Wished it were as simple as a replaceable solenoid that can be done in place but everything we have done and written in all these threads points to the key cylinder failure:

1. the key turns fully clockwise and stops there without springing back the 1/8 turn to the run position. It initially freed the steering column lock and the park brake lock.

2. When the key turned to the off position it wouldn't shut anthing down or turn off the power. The battery had to be disconnected.

3. With the battery disconnected, foot on the brake, key in any position the transmission shift is locked in park position.

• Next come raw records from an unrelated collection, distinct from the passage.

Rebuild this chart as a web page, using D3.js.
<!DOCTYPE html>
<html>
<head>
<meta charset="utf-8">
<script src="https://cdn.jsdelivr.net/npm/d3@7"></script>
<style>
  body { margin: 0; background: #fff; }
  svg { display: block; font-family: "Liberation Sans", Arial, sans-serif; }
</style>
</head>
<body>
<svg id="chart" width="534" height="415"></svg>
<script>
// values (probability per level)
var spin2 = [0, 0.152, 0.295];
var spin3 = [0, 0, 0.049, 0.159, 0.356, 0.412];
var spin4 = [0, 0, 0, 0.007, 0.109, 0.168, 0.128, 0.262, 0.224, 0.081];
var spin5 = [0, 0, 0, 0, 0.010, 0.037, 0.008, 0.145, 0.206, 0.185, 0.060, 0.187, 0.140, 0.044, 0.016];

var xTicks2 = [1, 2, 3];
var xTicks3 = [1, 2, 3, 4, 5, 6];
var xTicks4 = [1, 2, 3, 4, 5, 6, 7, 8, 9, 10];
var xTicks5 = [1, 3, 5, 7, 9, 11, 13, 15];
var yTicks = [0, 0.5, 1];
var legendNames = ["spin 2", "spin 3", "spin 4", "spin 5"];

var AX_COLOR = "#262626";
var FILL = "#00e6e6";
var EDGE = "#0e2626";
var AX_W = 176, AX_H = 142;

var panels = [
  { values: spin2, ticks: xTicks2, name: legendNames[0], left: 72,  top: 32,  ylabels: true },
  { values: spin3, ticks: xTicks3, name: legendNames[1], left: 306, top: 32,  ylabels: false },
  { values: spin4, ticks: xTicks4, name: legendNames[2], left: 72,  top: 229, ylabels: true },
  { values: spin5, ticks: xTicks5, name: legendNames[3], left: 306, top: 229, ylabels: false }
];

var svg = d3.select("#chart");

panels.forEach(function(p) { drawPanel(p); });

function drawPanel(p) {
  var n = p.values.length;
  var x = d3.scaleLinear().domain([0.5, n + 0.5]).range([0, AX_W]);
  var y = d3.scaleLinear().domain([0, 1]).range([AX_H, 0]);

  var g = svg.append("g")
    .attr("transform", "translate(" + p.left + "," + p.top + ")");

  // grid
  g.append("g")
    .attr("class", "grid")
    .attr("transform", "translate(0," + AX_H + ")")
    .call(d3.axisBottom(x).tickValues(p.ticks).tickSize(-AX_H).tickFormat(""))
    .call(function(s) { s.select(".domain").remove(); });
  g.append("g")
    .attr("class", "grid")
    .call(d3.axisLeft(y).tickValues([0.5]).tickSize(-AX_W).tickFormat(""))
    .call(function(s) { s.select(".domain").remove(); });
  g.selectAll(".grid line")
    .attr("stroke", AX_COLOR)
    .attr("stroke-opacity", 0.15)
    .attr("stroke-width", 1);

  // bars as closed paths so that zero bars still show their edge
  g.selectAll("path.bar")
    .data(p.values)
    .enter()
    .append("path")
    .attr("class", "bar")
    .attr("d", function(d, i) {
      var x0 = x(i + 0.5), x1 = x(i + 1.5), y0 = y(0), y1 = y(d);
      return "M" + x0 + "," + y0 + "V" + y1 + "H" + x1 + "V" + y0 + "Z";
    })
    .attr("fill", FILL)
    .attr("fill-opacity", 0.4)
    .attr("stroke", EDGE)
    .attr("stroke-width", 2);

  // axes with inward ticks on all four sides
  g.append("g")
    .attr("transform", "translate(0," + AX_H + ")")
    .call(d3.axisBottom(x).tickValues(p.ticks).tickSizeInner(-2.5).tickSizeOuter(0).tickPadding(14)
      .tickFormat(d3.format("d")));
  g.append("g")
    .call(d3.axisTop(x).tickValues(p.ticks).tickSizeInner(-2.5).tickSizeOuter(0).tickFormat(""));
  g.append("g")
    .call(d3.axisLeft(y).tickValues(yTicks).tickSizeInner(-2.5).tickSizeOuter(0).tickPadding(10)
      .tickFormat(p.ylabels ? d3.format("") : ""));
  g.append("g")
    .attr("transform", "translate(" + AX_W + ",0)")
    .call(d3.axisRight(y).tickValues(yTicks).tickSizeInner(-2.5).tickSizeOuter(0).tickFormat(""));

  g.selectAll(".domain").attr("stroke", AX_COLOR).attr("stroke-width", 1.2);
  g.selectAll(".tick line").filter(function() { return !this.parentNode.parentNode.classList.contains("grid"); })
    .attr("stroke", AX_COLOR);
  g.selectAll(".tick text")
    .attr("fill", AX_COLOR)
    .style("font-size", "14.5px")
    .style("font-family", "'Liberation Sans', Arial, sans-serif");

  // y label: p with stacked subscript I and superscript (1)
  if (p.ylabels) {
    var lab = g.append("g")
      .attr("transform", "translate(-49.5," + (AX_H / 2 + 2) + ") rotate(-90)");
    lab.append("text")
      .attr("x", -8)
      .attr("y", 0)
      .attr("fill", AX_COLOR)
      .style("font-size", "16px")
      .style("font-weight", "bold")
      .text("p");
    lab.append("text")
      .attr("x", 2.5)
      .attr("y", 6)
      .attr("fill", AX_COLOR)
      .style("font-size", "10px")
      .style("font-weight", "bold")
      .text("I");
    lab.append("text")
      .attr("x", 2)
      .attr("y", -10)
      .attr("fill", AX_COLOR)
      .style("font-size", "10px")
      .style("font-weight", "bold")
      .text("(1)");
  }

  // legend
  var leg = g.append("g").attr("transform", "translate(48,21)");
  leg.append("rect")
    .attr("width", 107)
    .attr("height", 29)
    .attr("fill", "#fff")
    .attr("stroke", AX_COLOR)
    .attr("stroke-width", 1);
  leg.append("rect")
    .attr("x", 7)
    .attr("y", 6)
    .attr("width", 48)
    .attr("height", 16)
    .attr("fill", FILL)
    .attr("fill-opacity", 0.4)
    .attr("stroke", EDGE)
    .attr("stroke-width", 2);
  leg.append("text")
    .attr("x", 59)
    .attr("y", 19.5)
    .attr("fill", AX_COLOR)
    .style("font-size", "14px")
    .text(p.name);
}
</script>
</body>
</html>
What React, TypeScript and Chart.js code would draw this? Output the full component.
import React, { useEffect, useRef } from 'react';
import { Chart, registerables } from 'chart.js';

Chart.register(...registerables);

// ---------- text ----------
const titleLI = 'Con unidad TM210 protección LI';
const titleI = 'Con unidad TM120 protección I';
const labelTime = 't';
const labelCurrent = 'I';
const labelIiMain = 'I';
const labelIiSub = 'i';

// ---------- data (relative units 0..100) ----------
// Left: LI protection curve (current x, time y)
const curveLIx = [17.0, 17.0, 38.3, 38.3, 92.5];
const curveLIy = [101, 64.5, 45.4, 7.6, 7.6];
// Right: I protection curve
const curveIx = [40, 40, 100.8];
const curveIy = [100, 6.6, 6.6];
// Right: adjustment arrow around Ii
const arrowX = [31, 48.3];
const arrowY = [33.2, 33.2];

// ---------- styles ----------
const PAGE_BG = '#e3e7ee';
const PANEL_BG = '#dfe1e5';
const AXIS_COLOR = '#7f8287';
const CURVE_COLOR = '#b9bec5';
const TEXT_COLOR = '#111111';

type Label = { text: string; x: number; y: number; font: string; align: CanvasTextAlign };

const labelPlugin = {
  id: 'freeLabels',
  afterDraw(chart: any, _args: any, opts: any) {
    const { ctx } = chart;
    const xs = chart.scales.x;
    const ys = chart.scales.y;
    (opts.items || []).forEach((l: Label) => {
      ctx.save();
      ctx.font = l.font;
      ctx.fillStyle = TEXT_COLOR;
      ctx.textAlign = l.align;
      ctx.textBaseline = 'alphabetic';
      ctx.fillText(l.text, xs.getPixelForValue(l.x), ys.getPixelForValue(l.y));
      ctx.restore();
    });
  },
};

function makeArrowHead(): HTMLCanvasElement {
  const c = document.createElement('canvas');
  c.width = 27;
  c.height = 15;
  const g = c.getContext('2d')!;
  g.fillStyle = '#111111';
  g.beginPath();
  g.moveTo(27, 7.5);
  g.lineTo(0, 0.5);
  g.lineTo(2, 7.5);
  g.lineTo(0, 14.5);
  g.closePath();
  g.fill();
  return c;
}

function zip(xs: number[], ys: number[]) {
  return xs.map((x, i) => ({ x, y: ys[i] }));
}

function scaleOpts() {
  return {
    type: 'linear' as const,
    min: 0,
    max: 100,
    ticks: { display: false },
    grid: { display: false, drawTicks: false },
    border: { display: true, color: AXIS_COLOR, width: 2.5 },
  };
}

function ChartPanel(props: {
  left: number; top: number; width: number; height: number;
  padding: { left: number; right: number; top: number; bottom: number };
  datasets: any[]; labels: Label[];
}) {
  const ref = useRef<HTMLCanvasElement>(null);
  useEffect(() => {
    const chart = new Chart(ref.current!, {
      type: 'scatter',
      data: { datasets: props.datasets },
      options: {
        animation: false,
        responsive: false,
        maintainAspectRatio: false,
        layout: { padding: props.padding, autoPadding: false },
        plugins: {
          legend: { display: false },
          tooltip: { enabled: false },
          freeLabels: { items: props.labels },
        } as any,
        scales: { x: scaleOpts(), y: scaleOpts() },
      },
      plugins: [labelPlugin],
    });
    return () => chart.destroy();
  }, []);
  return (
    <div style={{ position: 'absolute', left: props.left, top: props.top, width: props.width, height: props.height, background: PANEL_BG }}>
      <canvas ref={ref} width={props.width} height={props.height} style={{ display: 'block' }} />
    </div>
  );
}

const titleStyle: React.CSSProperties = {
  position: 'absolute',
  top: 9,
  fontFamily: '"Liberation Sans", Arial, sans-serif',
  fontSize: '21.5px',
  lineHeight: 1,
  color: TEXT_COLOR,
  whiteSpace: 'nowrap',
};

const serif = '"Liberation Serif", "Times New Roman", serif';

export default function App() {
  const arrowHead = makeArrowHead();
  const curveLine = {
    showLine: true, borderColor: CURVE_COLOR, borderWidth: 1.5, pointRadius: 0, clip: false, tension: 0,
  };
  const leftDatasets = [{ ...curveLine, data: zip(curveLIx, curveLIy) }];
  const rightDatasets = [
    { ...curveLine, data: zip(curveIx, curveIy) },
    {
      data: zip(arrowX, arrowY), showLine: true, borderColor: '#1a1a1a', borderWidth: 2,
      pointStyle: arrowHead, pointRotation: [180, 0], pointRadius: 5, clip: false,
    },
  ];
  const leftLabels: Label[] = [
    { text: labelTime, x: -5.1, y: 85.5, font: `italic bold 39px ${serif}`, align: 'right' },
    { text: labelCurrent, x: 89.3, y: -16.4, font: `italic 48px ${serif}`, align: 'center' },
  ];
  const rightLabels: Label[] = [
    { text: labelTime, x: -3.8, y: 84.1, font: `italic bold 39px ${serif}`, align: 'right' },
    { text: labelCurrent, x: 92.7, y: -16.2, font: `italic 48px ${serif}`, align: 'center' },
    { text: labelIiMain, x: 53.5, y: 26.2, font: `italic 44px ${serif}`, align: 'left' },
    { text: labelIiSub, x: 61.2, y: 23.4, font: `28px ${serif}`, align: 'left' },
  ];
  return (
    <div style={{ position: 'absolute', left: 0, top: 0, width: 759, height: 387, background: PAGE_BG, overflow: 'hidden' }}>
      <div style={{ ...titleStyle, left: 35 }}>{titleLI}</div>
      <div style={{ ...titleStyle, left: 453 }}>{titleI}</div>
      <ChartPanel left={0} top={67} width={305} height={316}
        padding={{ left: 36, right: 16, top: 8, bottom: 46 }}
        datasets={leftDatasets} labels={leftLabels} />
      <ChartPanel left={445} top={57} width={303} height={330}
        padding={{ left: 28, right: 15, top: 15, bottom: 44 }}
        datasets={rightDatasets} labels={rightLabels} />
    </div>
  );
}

4. With no key in the ignition, battery reconnected all electrical is functioning, foot on the brake and am able to fully shift the transmission selector. Key does not make any difference and it still will not engage the starter. To us all this points to a mechanical failure of the keyed ignition cylinder.

 

I appreciate the bulletins with the test procedures but everything comes back to failure of the keyed cylinder. My Rover doesn't have a tilt steering wheel although I realize the test procedures would be similar. The only numbers that I can find on the lignition unit is N3 C50011 These numbers can partially be seen between the 2 bolts,in the first of the 2 pictures that I sent youat 6pm on April 9. Secondly the word Valeo can be found on the outer casting along side the keyed cylinder and can be seen in the

picture sent on Apr 9 at 12:10

 

The fact that the key will not turn off the electrical or the engine indicates a mechanical faliure of the keyed ignition cylinder. All the electrical is fully functional and as a result we don't accept that it is a failure of the key interlock solenoid. So it seems like we're headed in two different directions and we're still faced with removing the ignition unit from the steering column and finding the best way to do that.

Craig

 

Expert:  Jim replied 2 years ago.
I am going to re open this question back to the other techs here at just answers in hopes one of them may be able to help you further on this problem. Don't respond to this post or it will lock me into this question and the other techs will not be able to respond. Thank You using Just Answers.
Expert:  Walt-mod replied 2 years ago.
Hi, I'm a moderator for this topic. Your Professional has opted out and I wonder whether you're still waiting for an answer. If you are, please let me know and I will do my best to find another Professional to assist you right away. If not, feel free to let me know and I will cancel this question for you. Thank you!
Customer: replied 2 years ago.
Let's cancel. The mechanic that I'm working with(50 years experience on everything mechanical) is confident that it is a tumbler failure within the keyed cylinder and has figured a way to remove the ignition unit from the steering column once the replacement parts arrive.